▸ Short exercise
Starting at the first line of the listing below, retype each line up to and including the one that contains "(4,4) rectangle (585,443);". Leave pictures out.

▸ Recorded data
»»

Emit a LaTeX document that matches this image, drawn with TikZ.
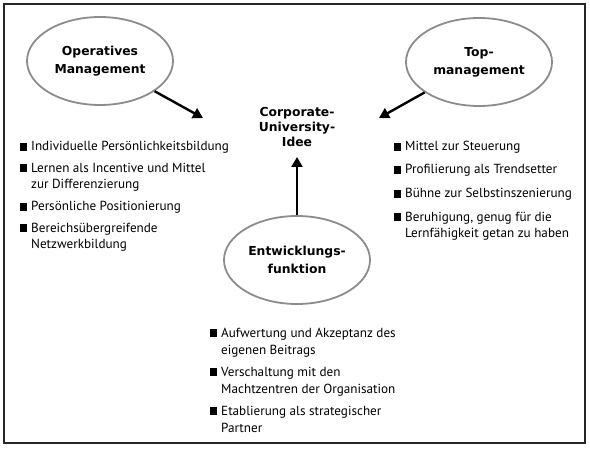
\documentclass[tikz,border=0pt]{standalone}
\usepackage{fontspec}
\setmainfont{PT Sans}
\newfontfamily\headfont{DejaVu Sans}
\usetikzlibrary{shapes.geometric,arrows.meta}
\tikzset{
  bubble/.style={ellipse, draw=black!45, line width=1.8bp, minimum width=146bp, minimum height=88bp, inner sep=0pt, align=center, font=\headfont\bfseries\fontsize{12.4}{18}\selectfont},
  head/.style={align=center, inner sep=0pt, font=\headfont\bfseries\fontsize{12.4}{15.5}\selectfont},
  item/.style={anchor=base west, align=left, inner sep=0pt, font=\fontsize{13.2}{17}\selectfont},
  bigarrow/.style={line width=2.4bp, -{Triangle[length=10bp,width=11bp]}},
}
\newcommand\bul{\llap{\rule[0.2bp]{7.5bp}{7.5bp}\hspace{4bp}}}
\begin{document}
\begin{tikzpicture}[x=1bp,y=-1bp]
\useasboundingbox (0,0) rectangle (590,449);
\draw[line width=1.5bp, black!85] (4,4) rectangle (585,443);

\node[bubble] (om) at (100,61) {Operatives\\Management};
\node[bubble] (tm) at (479,62) {Top-\\management};
\node[bubble] (ef) at (297,260) {Entwicklungs-\\funktion};
\node[head] (cu) at (297,127) {Corporate-\\University-\\Idee};

\coordinate (t1) at (203,118);
\coordinate (t2) at (379,118);
\coordinate (t3) at (297,157);
\draw[bigarrow] (om) -- (t1);
\draw[bigarrow] (tm) -- (t2);
\draw[bigarrow] (ef) -- (t3);

\node[item] (l1) at (31,151) {\bul Individuelle Persönlichkeitsbildung};
\node[item] (l2) at (31,189) {\bul Lernen als Incentive und Mittel\\zur Differenzierung};
\node[item] (l3) at (31,211) {\bul Persönliche Positionierung};
\node[item] (l4) at (31,249) {\bul Bereichsübergreifende\\Netzwerkbildung};

\node[item] (r1) at (405,151) {\bul Mittel zur Steuerung};
\node[item] (r2) at (405,174) {\bul Profilierung als Trendsetter};
\node[item] (r3) at (405,198) {\bul Bühne zur Selbstinszenierung};
\node[item] (r4) at (405,238) {\bul Beruhigung, genug für die\\Lernfähigkeit getan zu haben};

\node[item] (b1) at (221,354) {\bul Aufwertung und Akzeptanz des\\eigenen Beitrags};
\node[item] (b2) at (221,393) {\bul Verschaltung mit den\\Machtzentren der Organisation};
\node[item] (b3) at (221,432) {\bul Etablierung als strategischer\\Partner};
\end{tikzpicture}
\end{document}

««

▸ Task answer
Emit a LaTeX document that matches this image, drawn with TikZ.
\documentclass[tikz,border=0pt]{standalone}
\usepackage{fontspec}
\setmainfont{PT Sans}
\newfontfamily\headfont{DejaVu Sans}
\usetikzlibrary{shapes.geometric,arrows.meta}
\tikzset{
  bubble/.style={ellipse, draw=black!45, line width=1.8bp, minimum width=146bp, minimum height=88bp, inner sep=0pt, align=center, font=\headfont\bfseries\fontsize{12.4}{18}\selectfont},
  head/.style={align=center, inner sep=0pt, font=\headfont\bfseries\fontsize{12.4}{15.5}\selectfont},
  item/.style={anchor=base west, align=left, inner sep=0pt, font=\fontsize{13.2}{17}\selectfont},
  bigarrow/.style={line width=2.4bp, -{Triangle[length=10bp,width=11bp]}},
}
\newcommand\bul{\llap{\rule[0.2bp]{7.5bp}{7.5bp}\hspace{4bp}}}
\begin{document}
\begin{tikzpicture}[x=1bp,y=-1bp]
\useasboundingbox (0,0) rectangle (590,449);
\draw[line width=1.5bp, black!85] (4,4) rectangle (585,443);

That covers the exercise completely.